Para los descamisados de Venezuela cada semana es un calvario en el cual se juegan su sobrevivencia. Las calamidades económicas han depreciado los subsidios directos que por años sostuvieron su idilio con el modelo socialista. En apenas seis meses se ha descompuesto la relación del poder con su vieja clientela política. Por primera vez en 14 años no hay diferencias entre las valoraciones de “los de arriba” y “los de abajo”: unos y otros padecen las mismas adversidades. Ese es uno de los motivos por los que la “guerra económica” no le resulta creíble a una porción creciente del auditorio oficialista.
Un poco más de un tercio de quienes todavía hoy se manifiestan “chavistas” no se come ya los cuentos tramados por la maquinaria de la mentira. Este segmento del campo bolivariano identifica a Maduro y al gobierno como los únicos y verdaderos responsables de la carestía y la inflación. Las conspiraciones de las que habla el oficialismo, en el intento de eludir sus culpas, tal y como lo hacía el “comandante eterno”, son hoy sandeces inútiles para el propósito de lograr la cohesión del pueblo bolivariano. La devaluación de principios del año no sólo quebrantó irremediablemente la imagen de Maduro: su decisión -junto a todo el infortunado manejo de la crisis económica- también le ha causado un severo daño colateral al “proceso”: la falta de dólares pasó a ser un problema que atañe también a los pobres.
A golpes, las capas más empobrecidas del país han aprendido que la escasez de divisas no representa un problema exclusivo de “los ricos” y que su insuficiencia es producto del manejo doloso que el gobierno ha hecho de los ingresos petroleros.
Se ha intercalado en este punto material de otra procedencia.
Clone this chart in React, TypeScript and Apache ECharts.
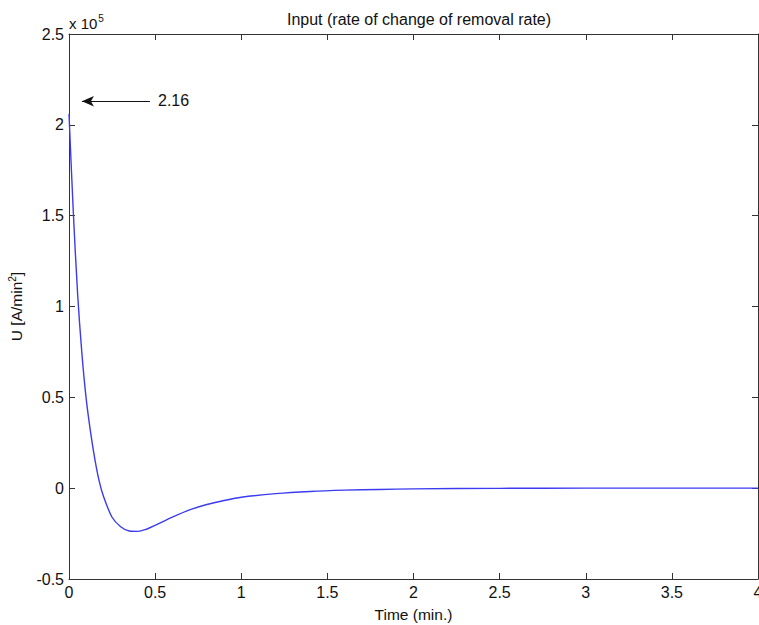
import React, { useEffect, useRef } from "react";
import * as echarts from "echarts";

const timeValues = [0, 0.025, 0.05, 0.075, 0.1, 0.125, 0.15, 0.175, 0.2, 0.25, 0.3, 0.35, 0.4, 0.45, 0.5, 0.6, 0.7, 0.8, 0.9, 1.0, 1.2, 1.4, 1.6, 1.8, 2.0, 2.5, 3.0, 3.5, 4.0];
const uValues = [2.06, 1.52, 1.07, 0.74, 0.49, 0.31, 0.16, 0.04, -0.045, -0.16, -0.212, -0.236, -0.238, -0.226, -0.205, -0.16, -0.12, -0.09, -0.068, -0.05, -0.03, -0.018, -0.011, -0.007, -0.004, -0.001, 0, 0, 0];
const xTicks = ["0", "0.5", "1", "1.5", "2", "2.5", "3", "3.5", "4"];
const yTicks = ["-0.5", "0", "0.5", "1", "1.5", "2", "2.5"];
const arrowStart = [0.47, 2.13];
const arrowEnd = [0.075, 2.13];
const annotationText = "2.16";

const FONT = "Liberation Sans, Arial, Helvetica, sans-serif";
const AXIS_COLOR = "#333";

export default function App() {
  const ref = useRef<HTMLDivElement>(null);
  useEffect(() => {
    if (!ref.current) return;
    const chart = echarts.init(ref.current, null, { renderer: "svg" });
    const data = timeValues.map((t, i) => [t, uValues[i]]);
    const axisCommon = {
      axisLine: { show: true, onZero: false, lineStyle: { color: AXIS_COLOR, width: 1 } },
      axisTick: { show: true, inside: true, length: 6, lineStyle: { color: AXIS_COLOR } },
      splitLine: { show: false },
    };
    chart.setOption({
      animation: false,
      backgroundColor: "#fff",
      textStyle: { fontFamily: FONT },
      title: {
        text: "Input (rate of change of removal rate)",
        left: 414,
        textAlign: "center",
        top: 6,
        textStyle: { fontSize: 16, fontWeight: "normal", color: "#111", fontFamily: FONT },
      },
      grid: { left: 69, top: 34, right: 1, bottom: 46, containLabel: false, outerBoundsMode: "none" },
      xAxis: [
        {
          type: "value",
          min: 0,
          max: 4,
          interval: 0.5,
          position: "bottom",
          ...axisCommon,
          axisLabel: {
            show: true,
            color: "#111",
            fontSize: 16,
            margin: 5,
            fontFamily: FONT,
            formatter: (v: number) => xTicks[Math.round(v / 0.5)] ?? "",
          },
          name: "Time (min.)",
          nameLocation: "middle",
          nameGap: 27,
          nameTextStyle: { fontSize: 15.5, color: "#111", fontFamily: FONT },
        },
        {
          type: "value",
          min: 0,
          max: 4,
          interval: 0.5,
          position: "top",
          ...axisCommon,
          axisLabel: { show: false },
        },
      ],
      yAxis: [
        {
          type: "value",
          min: -0.5,
          max: 2.5,
          interval: 0.5,
          position: "left",
          ...axisCommon,
          axisLabel: {
            show: true,
            color: "#111",
            fontSize: 16,
            margin: 5,
            fontFamily: FONT,
            formatter: (v: number) => yTicks[Math.round((v + 0.5) / 0.5)] ?? "",
          },
          name: "U [A/min{s|2}]",
          nameLocation: "middle",
          nameRotate: 90,
          nameGap: 44,
          nameTextStyle: {
            fontSize: 15.5,
            color: "#111",
            fontFamily: FONT,
            rich: { s: { fontSize: 10, verticalAlign: "top", padding: [0, 0, 8, 0], color: "#111", fontFamily: FONT } },
          },
        },
        {
          type: "value",
          min: -0.5,
          max: 2.5,
          interval: 0.5,
          position: "right",
          ...axisCommon,
          axisLabel: { show: false },
        },
      ],
      series: [
        {
          type: "line",
          data,
          xAxisIndex: 0,
          yAxisIndex: 0,
          smooth: 0.3,
          showSymbol: false,
          symbol: "none",
          lineStyle: { color: "#3b3bf0", width: 1.4 },
          markLine: {
            silent: true,
            symbol: ["none", "triangle"],
            symbolSize: [8, 12],
            label: { show: false },
            lineStyle: { color: "#111", width: 1.2, type: "solid" },
            data: [
              [
                { coord: arrowStart, symbol: "none" },
                { coord: arrowEnd, symbol: "arrow" },
              ],
            ],
          },
        },
      ],
      graphic: [
        {
          type: "text",
          x: 158,
          y: 100,
          style: {
            text: annotationText,
            fontSize: 16,
            fill: "#111",
            fontFamily: FONT,
            verticalAlign: "middle",
          },
        },
        {
          type: "text",
          x: 69,
          y: 23,
          style: {
            text: "x 10{s|5}",
            fontSize: 15,
            fill: "#111",
            fontFamily: FONT,
            verticalAlign: "middle",
            rich: {
              s: { fontSize: 10, verticalAlign: "top", padding: [0, 0, 10, 1], fill: "#111", fontFamily: FONT },
            },
          },
        },
      ],
    });
    return () => chart.dispose();
  }, []);
  return <div ref={ref} style={{ width: 759, height: 625, position: "absolute", left: 0, top: 0 }} />;
}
No por nada, una clara mayoría de los venezolanos (el 56%) cree que el de Maduro es un gobierno “más corrupto que los anteriores”, una opinión compartida por poco más de un 30% del chavismo.
El desprestigio de “la sucesión” generará efectos tremendos. Desmoronada la pretendida superioridad moral de la revolución de Maduro, todo indica que los resultados electorales del 8-D anunciarán una inevitable conmoción política y social, cuya contención será muy cuesta arriba para un gobierno de tan enviciada reputación. Hasta las piedras advierten que algo tiene que ocurrir.